Every February, I take the journey to Valencia, Spain, to attend Cevisama, the international tile exhibition. This year, Tile of Spain was kind enough to invite me -- along with several U.S. journalists -- to be their guest in Spain.
Giving us an in-depth look at the sector, our hosts not only took us to observe the latest tile introductions at the exhibition, but they also arranged for us to see several of the leading Spanish tile factories. One of the main highlights of the trip for me was the opportunity to visit Decorativa's operation.
I always thought of Decorativa as a producer of high-end products, but what I witnessed in their factory was truly amazing. The company was established more than 100 years ago, and it specializes in traditional tile making.
To start, it was very generous of them to allow a press group such as ours into their facility to watch the process -- and photograph and shoot videos of it. And the level of dedication to high quality and attention to detail is truly incredible.
In an era where technology is at an all-time high, it is wonderful to see that Decorativa still values the craftsmanship of a true artisan. Our guide compared the process to baking in a kitchen -- and the similarities were evident.
One of the first steps we watched was a worker taking some clay and then pressing a tile mold into it and smoothing the top out -- very reminiscent to shaping cookies with a cookie cutter. It also is an illustration of a worker's true dedication, because that also takes a lot of arm strength!

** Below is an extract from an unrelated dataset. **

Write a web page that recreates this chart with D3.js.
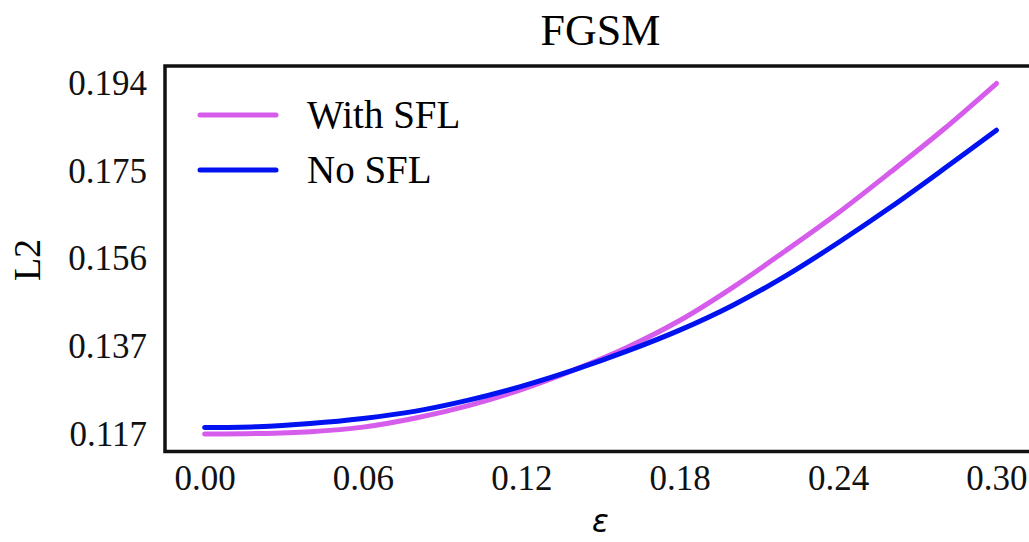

Throughout the guided tour, we saw a range of craftsmanship at work -- from hand painting tiles to the glazing process to quality control. Our guide also explained that they have three different "baking" processes. Unlike high-production commercial operations that fire their tiles quickly at high temperatures, Decorativa will "bake" them for as long as several days at a low temperature -- just like slow roasting in an oven.
I am certainly not saying that the technical advances made in the tile manufacturing aren't tremendous. They allow for the fine textures and authentic replications of the look of natural materials such as stone and wood. I just thought it was important to share that there are still some artisan companies out there that truly are proud of honing the craft.